Cyber attacks in microgrid systems not only cause issues with data integrity and confidentiality, but cause huge economic losses. Communication of sensor and operational data between each node is essential to attain the efficient operation of microgrid systems. Therefore, monitoring and analyzing the data continuously plays a major role in attaining data integrity. This becomes challenging when the attack is made at the device level rather than the network level. In this scenario, the basic network-level security used in the classical CPS fails to identify the attacks. Therefore, there is a need to develop a cyber security algorithm that is capable of detecting and mitigating device-level and network-level cyber attacks.

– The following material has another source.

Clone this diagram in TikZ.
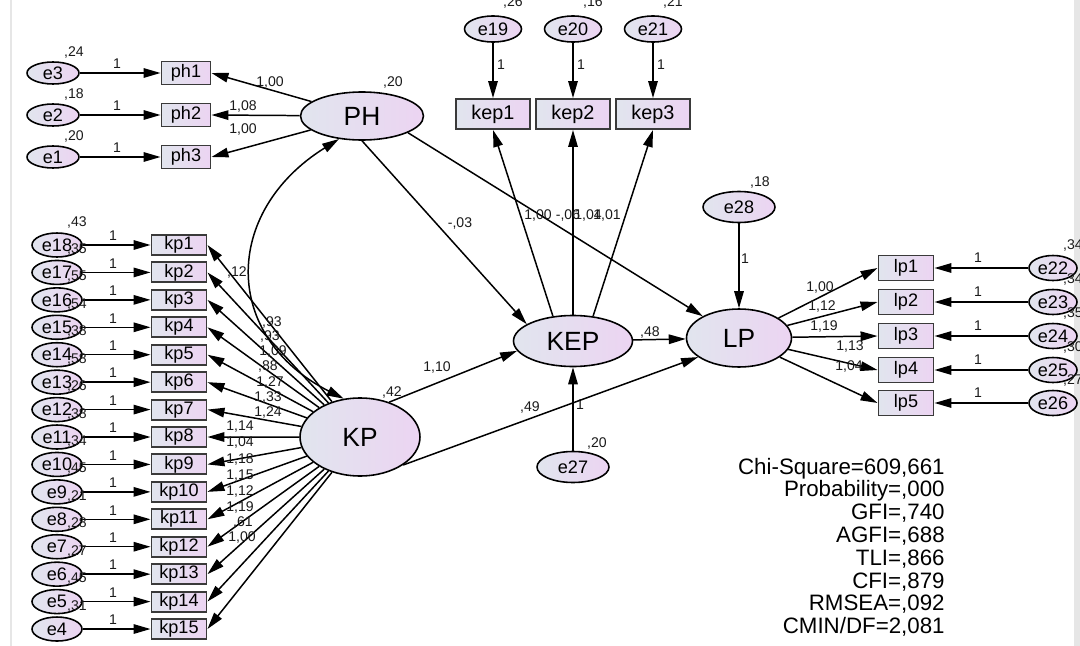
\documentclass[tikz,border=0pt]{standalone}
\usepackage{fontspec}
\setmainfont{Liberation Sans}
\usetikzlibrary{shapes.geometric,arrows.meta}
\definecolor{fillA}{HTML}{E1E5EE}
\definecolor{fillB}{HTML}{ECD4F2}
\definecolor{boxline}{HTML}{3A3A3A}
\definecolor{txt}{HTML}{1A1A1A}
\definecolor{framec}{HTML}{E6E6E6}
\begin{document}
\begin{tikzpicture}[x=0.02cm,y=-0.02cm,
 lat/.style={ellipse,draw=black,line width=0.9pt,left color=fillA,right color=fillB,inner sep=0pt,font=\fontsize{15}{17}\selectfont},
 err/.style={ellipse,draw=black,line width=0.9pt,left color=fillA,right color=fillB,inner sep=0pt,font=\fontsize{10.3}{12}\selectfont},
 obs/.style={rectangle,draw=boxline,line width=1.1pt,left color=fillA,right color=fillB,inner sep=0pt,font=\fontsize{10.3}{12}\selectfont},
 arr/.style={-{Triangle[length=3.4mm,width=1.9mm]},line width=0.85pt},
 dbl/.style={{Triangle[length=3.4mm,width=1.9mm]}-{Triangle[length=3.4mm,width=1.9mm]},line width=0.85pt},
 lab/.style={font=\fontsize{8}{9}\selectfont,text=txt,inner sep=0pt},
 stat/.style={font=\fontsize{12.7}{14}\selectfont,anchor=base east,inner sep=0pt}
]
\useasboundingbox (0,0) rectangle (1080,646);
\clip (0,0) rectangle (1080,646);
\fill[white] (0,0) rectangle (1080,646);
\fill[framec] (1074,0) rectangle (1080,646);
\draw[framec,line width=1.2pt] (11,0) -- (11,646);

% latent variables
\node[lat,minimum width=2.46cm,minimum height=0.96cm] (PH) at (362,116) {PH};
\node[lat,minimum width=2.4cm,minimum height=1.56cm] (KP) at (360,437) {KP};
\node[lat,minimum width=2.38cm,minimum height=1.02cm] (KEP) at (573,341) {KEP};
\node[lat,minimum width=2.1cm,minimum height=1.16cm] (LP) at (739,338) {LP};

% PH indicators
\foreach \y/\n/\k/\v in {73/3/1/{,24},115/2/2/{,18},157/1/3/{,20}}{
  \node[err,minimum width=1.04cm,minimum height=0.44cm] (e\n) at (53,\y) {e\n};
  \node[obs,minimum width=0.98cm,minimum height=0.46cm] (ph\k) at (186,\y) {ph\k};
  \draw[arr] (e\n) -- (ph\k);
  \draw[arr] (PH) -- (ph\k.east);
  \node[lab] (one\n) at (117,\y-9) {1};
  \node[lab] (var\n) at (74,\y-21) {\v};
}
\node[lab] (phl1) at (270,82) {1,00};
\node[lab] (phl2) at (243,106) {1,08};
\node[lab] (phl3) at (243,129) {1,00};
\node[lab] (varPH) at (393,82) {,20};

% KEP indicators
\foreach \x/\n/\k/\v in {493/19/1/{,26},573/20/2/{,16},653/21/3/{,21}}{
  \node[err,minimum width=1.14cm,minimum height=0.52cm] (e\n) at (\x,29) {e\n};
  \node[obs,minimum width=1.48cm,minimum height=0.6cm,font=\fontsize{11.3}{13}\selectfont] (kep\k) at (\x,114) {kep\k};
  \draw[arr] (e\n) -- (kep\k);
  \node[lab] (one\n) at (\x+8,65) {1};
  \node[lab] (var\n) at (\x+20,2) {\v};
}
\draw[arr] (KEP.129) -- (kep1.south);
\draw[arr] (KEP) -- (kep2);
\draw[arr] (KEP.51) -- (kep3.south);

% KP indicators
\foreach \i/\n in {0/18,1/17,2/16,3/15,4/14,5/13,6/12,7/11,8/10,9/9,10/8,11/7,12/6,13/5,14/4}{
  \pgfmathsetmacro\yy{245+27.43*\i}
  \pgfmathtruncatemacro\k{\i+1}
  \node[err,minimum width=1.0cm,minimum height=0.48cm] (e\n) at (57,\yy) {e\n};
  \node[obs,minimum width=1.1cm,minimum height=0.4cm] (kp\k) at (179,\yy) {kp\k};
  \draw[arr] (e\n) -- (kp\k);
  \draw[arr] (KP) -- (kp\k.east);
  \node[lab] (one\n) at (113,\yy-9) {1};
}
\foreach \i/\n/\v in {0/18/{,43},1/17/{,35},2/16/{,55},3/15/{,54},4/14/{,38},5/13/{,58},6/12/{,26},7/11/{,38},8/10/{,34},9/9/{,45},10/8/{,21},11/7/{,28},12/6/{,27},13/5/{,45},14/4/{,31}}{
  \pgfmathsetmacro\yy{245+27.43*\i}
  \node[lab] (var\n) at (77,\yy-23) {\v};
}
\foreach \x/\y/\t [count=\c] in {272/322/{,93},270/336/{,93},273/351/{1,09},268/366/{,88},270/382/{1,27},268/397/{1,33},268/412/{1,24},240/427/{1,14},240/442/{1,04},240/459/{1,18},240/476/{1,15},240/491/{1,12},240/507/{1,19},243/522/{,61},242/537/{1,00}}{
  \node[lab] (kpl\c) at (\x,\y) {\t};
}

% LP indicators
\foreach \y/\n/\k/\v in {268/22/1/{,34},302/23/2/{,34},336/24/3/{,35},370/25/4/{,30},403/26/5/{,27}}{
  \node[obs,minimum width=1.1cm,minimum height=0.5cm] (lp\k) at (906,\y) {lp\k};
  \node[err,minimum width=0.96cm,minimum height=0.5cm] (e\n) at (1053,\y) {e\n};
  \draw[arr] (e\n) -- (lp\k);
  \draw[arr] (LP) -- (lp\k.west);
  \node[lab] (one\n) at (978,\y-10) {1};
  \node[lab] (var\n) at (1073,\y-23) {\v};
}
\node[lab] (lpl1) at (820,287) {1,00};
\node[lab] (lpl2) at (822,306) {1,12};
\node[lab] (lpl3) at (824,326) {1,19};
\node[lab] (lpl4) at (850,346) {1,13};
\node[lab] (lpl5) at (849,366) {1,04};

% disturbances
\node[err,minimum width=1.44cm,minimum height=0.62cm] (e28) at (739,207) {e28};
\node[err,minimum width=1.44cm,minimum height=0.62cm] (e27) at (573,467) {e27};
\draw[arr] (e28) -- (LP);
\draw[arr] (e27) -- (KEP);
\node[lab] (var28) at (760,182) {,18};
\node[lab] (one28) at (745,259) {1};
\node[lab] (var27) at (597,443) {,20};
\node[lab] (one27) at (580,405) {1};

% structural paths
\draw[arr] (PH.south) -- (KEP.160);
\draw[arr] (PH.340) -- (LP.149);
\draw[arr] (KP.50) -- (KEP.190);
\draw[arr] (KP.327) -- (LP.205);
\draw[arr] (KEP) -- (LP);
\draw[dbl] (PH.225) .. controls (222,212) and (222,337) .. (KP.113);

\node[lab] (cov) at (237,272) {,12};
\node[lab] (varKP) at (392,392) {,42};
\node[lab] (p1) at (460,223) {-,03};
\node[lab] (p2) at (437,367) {1,10};
\node[lab] (p3) at (530,407) {,49};
\node[lab] (p4) at (650,332) {,48};
\node[lab] (k1) at (538,215) {1,00};
\node[lab] (k2) at (568,215) {-,06};
\node[lab] (k3) at (588,215) {1,04};
\node[lab] (k4) at (607,215) {1,01};

% fit statistics
\foreach \t [count=\c] in {Chi-Square=609{,}661,Probability={,}000,GFI={,}740,AGFI={,}688,TLI={,}866,CFI={,}879,RMSEA={,}092,CMIN/DF=2{,}081}{
  \node[stat] (st\c) at (945,474+22.8*\c-22.8) {\t};
}
\end{tikzpicture}
\end{document}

The secondary and primary layers, which carry critical sensor information, are prone to cyber attacks. The attack on the communication layers leads to the disruption in the control technique, and causes the maloperation of the DC microgrid. As discussed in the above sections, AI can detect and mitigate cyber attacks. In [42] an ANN-based FDI attack mitigation mechanism is proposed; an FDI attack is performed on the bus voltage sensors. Reference value estimation is performed using ANN, and compared with the bus voltage. The error from the comparison results in a correction factor when passed through a proportional-integral (PI) controller. This correction factor is added to the bus voltage value before passing to the secondary control to nullify the attack. In [43], model predictive control (MPC) along with an artificial neural network (ANN) was used to generate the attack mitigation factor when there is an FDI attack on the bus voltage sensor. An ANN with a PI controller is used in [44] to detect and mitigate the FDI attack on the voltage sensors. A non-linear autoregressive network with an exogenous inputs (NARX) network is used in [45] to train the actual data and the attack data of the voltage sensors; when there is a difference between the NARX model output and the actual output, an FDI attack is detected.

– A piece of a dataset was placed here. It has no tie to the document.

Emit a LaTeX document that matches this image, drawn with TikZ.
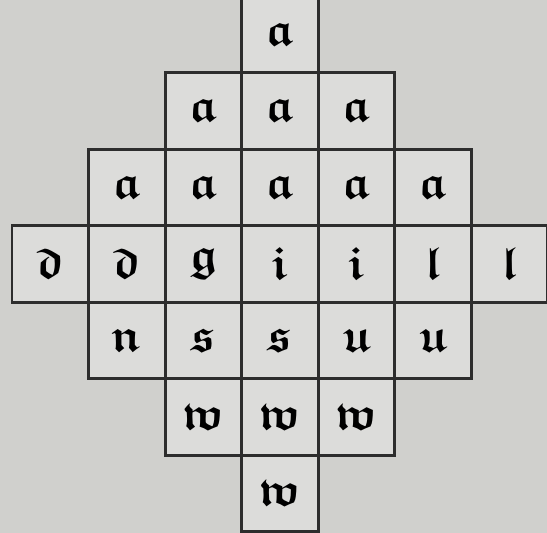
\documentclass[tikz,border=0pt]{standalone}
\usepackage{amsmath}
\usepackage{amssymb}
\definecolor{paper}{RGB}{208,208,205}
\definecolor{cellgray}{RGB}{220,220,218}
\definecolor{ink}{RGB}{45,45,45}
\tikzset{
  cell/.style={draw=ink, fill=cellgray, line width=1.1pt,
    minimum size=1cm, inner sep=0pt, font=\LARGE}
}
\newcommand{\frk}[1]{$\boldsymbol{\mathfrak{#1}}$}
\begin{document}
\begin{tikzpicture}
    \path[use as bounding box, fill=paper] (-0.157,-0.015) rectangle (6.99,6.948);
    \begin{scope}
    \clip (-0.157,-0.015) rectangle (6.99,6.948);

    % Top
    \node[cell] (r1c3) at (3.5,6.5) {\frk{a}};

    % Upper rows
    \foreach \ltr [count=\i from 2] in {a,a,a}
        \node[cell] (r2c\i) at (\i+0.5,5.5) {\frk{\ltr}};
    \foreach \ltr [count=\i from 1] in {a,a,a,a,a}
        \node[cell] (r3c\i) at (\i+0.5,4.5) {\frk{\ltr}};

    % Middle row
    \foreach \ltr [count=\i from 0] in {d,d,g,i,i,l,l}
        \node[cell] (r4c\i) at (\i+0.5,3.5) {\frk{\ltr}};

    % Lower rows
    \foreach \ltr [count=\i from 1] in {n,s,s,u,u}
        \node[cell] (r5c\i) at (\i+0.5,2.5) {\frk{\ltr}};
    \foreach \ltr [count=\i from 2] in {w,w,w}
        \node[cell] (r6c\i) at (\i+0.5,1.5) {\frk{\ltr}};

    % Bottom
    \node[cell] (r7c3) at (3.5,0.5) {\frk{w}};
    \end{scope}
  \end{tikzpicture}
\end{document}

In all the above articles studied, the attacker created a virtual attack layer just before the secondary layer. This attack layer manipulates the sensor values by injecting false data. Therefore, mitigation is also proposed before the secondary layer. In the whole process, the actual control algorithm is not disturbed. However, the proposed control algorithms, along with the mitigation mechanism, combine model-dependent and model-free parameters. Model-dependent parameters such as PI controllers should be integrated with model-free techniques such as the ANN model. This combination often results in high design complexity and increased computational burden. Additionally, the reduction in the efficiency of the PI controllers during parametric change affects the operation of the detection and mitigation mechanism. Therefore, a unified AI-based mechanism is needed to achieve microgrid control and mitigate cyber attacks.